TASK TO COMPLETE:
Skip pictures; extract every line from the one with "Write the Plotly code for this chart." through the one with "import plotly.graph_objects as go", exactly as written.

## Start

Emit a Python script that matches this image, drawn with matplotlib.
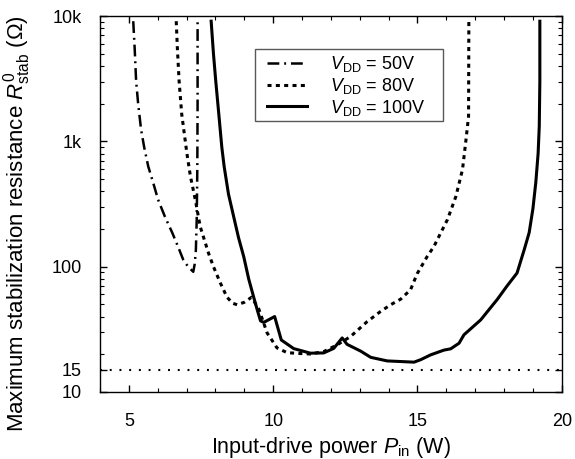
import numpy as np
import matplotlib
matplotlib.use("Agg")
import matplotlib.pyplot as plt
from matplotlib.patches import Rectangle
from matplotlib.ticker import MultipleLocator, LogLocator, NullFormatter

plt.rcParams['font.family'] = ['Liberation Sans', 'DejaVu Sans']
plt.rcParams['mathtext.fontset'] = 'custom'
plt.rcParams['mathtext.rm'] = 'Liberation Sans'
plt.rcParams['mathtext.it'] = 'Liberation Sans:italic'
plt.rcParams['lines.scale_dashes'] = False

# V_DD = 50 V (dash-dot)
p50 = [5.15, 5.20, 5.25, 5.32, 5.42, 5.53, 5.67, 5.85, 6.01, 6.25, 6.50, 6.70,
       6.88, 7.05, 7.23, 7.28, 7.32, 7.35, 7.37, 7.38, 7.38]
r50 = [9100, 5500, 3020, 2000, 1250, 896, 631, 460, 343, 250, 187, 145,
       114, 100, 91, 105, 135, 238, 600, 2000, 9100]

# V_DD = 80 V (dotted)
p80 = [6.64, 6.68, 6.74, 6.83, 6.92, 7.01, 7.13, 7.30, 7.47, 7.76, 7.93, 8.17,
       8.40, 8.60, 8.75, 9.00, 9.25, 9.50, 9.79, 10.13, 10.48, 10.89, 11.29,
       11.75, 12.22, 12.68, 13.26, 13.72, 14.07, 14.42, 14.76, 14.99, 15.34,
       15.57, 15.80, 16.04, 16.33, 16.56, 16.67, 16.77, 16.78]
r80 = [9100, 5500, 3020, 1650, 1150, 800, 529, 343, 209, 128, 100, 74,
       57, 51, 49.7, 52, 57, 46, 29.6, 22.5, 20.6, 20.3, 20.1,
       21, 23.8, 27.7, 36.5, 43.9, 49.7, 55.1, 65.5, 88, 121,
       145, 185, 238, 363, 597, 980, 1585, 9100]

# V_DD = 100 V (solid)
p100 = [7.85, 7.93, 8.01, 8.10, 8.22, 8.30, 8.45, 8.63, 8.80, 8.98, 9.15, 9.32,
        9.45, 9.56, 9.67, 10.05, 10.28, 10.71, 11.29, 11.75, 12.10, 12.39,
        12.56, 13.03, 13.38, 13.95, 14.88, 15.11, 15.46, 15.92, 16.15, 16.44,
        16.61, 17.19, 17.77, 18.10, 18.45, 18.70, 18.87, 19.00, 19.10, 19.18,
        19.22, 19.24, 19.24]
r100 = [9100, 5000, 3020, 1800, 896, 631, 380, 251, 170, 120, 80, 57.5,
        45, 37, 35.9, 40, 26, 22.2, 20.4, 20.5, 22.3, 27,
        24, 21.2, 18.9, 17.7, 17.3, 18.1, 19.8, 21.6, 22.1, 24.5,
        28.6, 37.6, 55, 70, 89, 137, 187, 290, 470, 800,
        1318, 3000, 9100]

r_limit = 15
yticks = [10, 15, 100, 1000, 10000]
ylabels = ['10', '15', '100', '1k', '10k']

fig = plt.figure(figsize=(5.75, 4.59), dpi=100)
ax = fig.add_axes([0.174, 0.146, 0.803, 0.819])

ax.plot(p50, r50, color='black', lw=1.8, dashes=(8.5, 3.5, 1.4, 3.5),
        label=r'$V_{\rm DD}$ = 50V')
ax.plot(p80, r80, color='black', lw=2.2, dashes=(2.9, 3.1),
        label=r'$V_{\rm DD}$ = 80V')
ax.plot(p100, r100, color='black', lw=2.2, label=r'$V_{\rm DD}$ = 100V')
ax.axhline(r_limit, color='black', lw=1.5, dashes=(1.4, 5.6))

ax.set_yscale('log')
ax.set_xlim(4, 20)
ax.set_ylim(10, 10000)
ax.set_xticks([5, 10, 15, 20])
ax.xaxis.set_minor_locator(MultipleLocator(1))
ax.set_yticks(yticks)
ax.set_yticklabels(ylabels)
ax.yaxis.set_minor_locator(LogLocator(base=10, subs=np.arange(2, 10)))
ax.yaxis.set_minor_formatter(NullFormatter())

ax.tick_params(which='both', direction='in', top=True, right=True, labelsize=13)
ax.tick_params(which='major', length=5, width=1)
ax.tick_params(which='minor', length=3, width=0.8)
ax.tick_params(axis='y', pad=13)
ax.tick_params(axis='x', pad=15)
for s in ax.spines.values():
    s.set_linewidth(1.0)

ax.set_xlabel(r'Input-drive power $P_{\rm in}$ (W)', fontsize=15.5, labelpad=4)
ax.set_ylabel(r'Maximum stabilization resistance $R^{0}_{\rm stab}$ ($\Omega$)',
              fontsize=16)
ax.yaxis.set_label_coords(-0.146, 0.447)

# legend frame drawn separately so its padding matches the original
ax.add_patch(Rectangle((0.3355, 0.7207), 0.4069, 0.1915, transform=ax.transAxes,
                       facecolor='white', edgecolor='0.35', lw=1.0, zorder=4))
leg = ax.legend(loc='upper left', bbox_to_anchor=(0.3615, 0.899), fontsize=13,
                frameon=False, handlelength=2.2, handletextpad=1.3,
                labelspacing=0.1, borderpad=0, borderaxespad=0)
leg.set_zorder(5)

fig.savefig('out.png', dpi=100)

## End
## Start

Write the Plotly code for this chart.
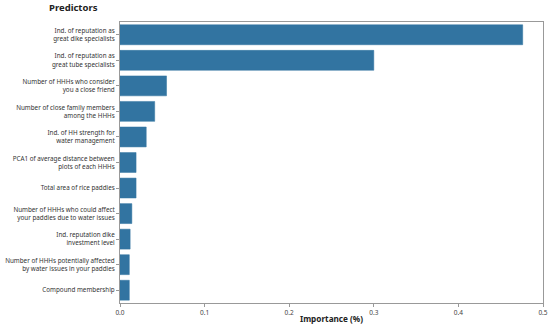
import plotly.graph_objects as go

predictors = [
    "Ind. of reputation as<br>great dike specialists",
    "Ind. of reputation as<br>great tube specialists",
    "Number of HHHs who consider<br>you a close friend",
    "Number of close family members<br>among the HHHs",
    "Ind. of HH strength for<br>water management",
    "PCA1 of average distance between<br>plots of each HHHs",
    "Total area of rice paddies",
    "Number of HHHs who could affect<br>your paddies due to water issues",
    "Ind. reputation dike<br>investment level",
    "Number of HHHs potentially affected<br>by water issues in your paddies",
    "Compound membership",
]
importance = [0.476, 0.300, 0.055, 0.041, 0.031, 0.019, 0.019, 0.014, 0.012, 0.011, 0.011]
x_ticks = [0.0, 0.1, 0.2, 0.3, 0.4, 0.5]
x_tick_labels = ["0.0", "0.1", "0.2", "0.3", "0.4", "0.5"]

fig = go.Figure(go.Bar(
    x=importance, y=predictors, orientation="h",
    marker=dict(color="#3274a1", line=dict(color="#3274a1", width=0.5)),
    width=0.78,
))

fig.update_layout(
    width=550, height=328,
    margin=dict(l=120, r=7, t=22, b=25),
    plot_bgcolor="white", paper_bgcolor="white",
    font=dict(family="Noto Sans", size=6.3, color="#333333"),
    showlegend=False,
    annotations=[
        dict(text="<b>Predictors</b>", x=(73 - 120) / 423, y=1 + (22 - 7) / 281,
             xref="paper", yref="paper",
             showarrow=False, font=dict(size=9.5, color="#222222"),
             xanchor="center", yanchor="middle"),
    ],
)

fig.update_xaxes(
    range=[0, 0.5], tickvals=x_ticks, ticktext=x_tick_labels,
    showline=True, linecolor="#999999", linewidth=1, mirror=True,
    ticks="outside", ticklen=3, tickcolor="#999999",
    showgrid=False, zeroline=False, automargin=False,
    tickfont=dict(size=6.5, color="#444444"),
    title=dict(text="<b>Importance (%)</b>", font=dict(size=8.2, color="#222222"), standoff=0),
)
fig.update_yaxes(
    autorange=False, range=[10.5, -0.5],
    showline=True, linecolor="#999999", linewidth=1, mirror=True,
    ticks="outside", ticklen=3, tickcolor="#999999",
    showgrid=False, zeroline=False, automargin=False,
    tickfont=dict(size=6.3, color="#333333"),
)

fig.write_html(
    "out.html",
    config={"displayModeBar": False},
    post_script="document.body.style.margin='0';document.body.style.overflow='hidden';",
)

## End
## Start

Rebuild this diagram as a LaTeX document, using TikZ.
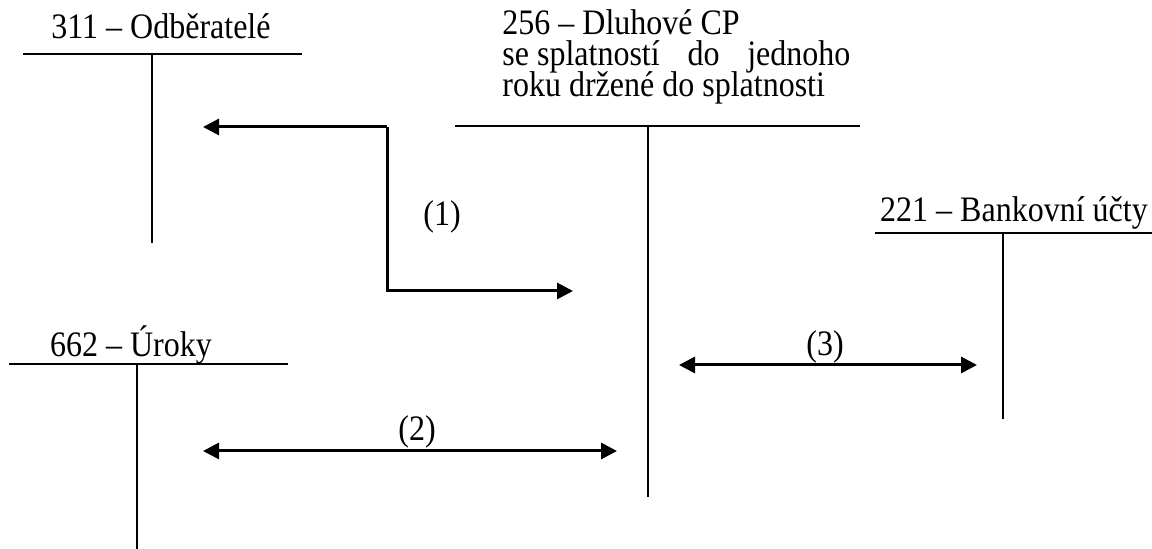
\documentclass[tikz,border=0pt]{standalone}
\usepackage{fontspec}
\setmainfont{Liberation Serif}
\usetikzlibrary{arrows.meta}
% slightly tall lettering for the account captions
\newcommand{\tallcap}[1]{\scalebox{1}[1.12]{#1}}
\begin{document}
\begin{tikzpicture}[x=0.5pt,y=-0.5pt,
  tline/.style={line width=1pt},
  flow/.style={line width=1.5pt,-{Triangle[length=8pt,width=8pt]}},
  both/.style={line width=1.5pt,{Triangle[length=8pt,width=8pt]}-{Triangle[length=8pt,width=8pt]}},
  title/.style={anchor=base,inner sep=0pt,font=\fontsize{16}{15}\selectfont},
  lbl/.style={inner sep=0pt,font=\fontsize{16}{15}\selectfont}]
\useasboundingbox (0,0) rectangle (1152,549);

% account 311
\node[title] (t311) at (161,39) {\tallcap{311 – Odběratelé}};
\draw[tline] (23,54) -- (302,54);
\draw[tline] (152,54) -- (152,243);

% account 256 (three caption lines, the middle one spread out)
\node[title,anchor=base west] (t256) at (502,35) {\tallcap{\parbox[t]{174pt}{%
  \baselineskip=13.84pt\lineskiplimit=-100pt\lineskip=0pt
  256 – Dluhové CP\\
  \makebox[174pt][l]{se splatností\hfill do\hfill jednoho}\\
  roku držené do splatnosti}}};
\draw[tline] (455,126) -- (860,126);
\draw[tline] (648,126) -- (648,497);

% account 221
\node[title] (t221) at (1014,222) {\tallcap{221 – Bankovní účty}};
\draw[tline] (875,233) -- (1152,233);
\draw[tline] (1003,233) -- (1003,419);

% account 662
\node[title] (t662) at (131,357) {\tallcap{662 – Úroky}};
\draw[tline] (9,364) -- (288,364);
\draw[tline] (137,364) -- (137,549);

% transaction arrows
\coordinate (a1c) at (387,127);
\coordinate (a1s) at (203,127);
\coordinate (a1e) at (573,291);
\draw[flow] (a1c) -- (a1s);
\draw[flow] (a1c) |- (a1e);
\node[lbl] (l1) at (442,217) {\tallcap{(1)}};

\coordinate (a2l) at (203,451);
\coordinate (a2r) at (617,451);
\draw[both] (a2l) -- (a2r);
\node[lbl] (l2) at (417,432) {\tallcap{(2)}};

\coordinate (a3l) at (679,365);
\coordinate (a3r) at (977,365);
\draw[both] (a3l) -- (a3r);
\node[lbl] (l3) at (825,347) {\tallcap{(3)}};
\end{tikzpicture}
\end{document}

## End

PROBLEM SOLUTION:
Write the Plotly code for this chart.
import plotly.graph_objects as go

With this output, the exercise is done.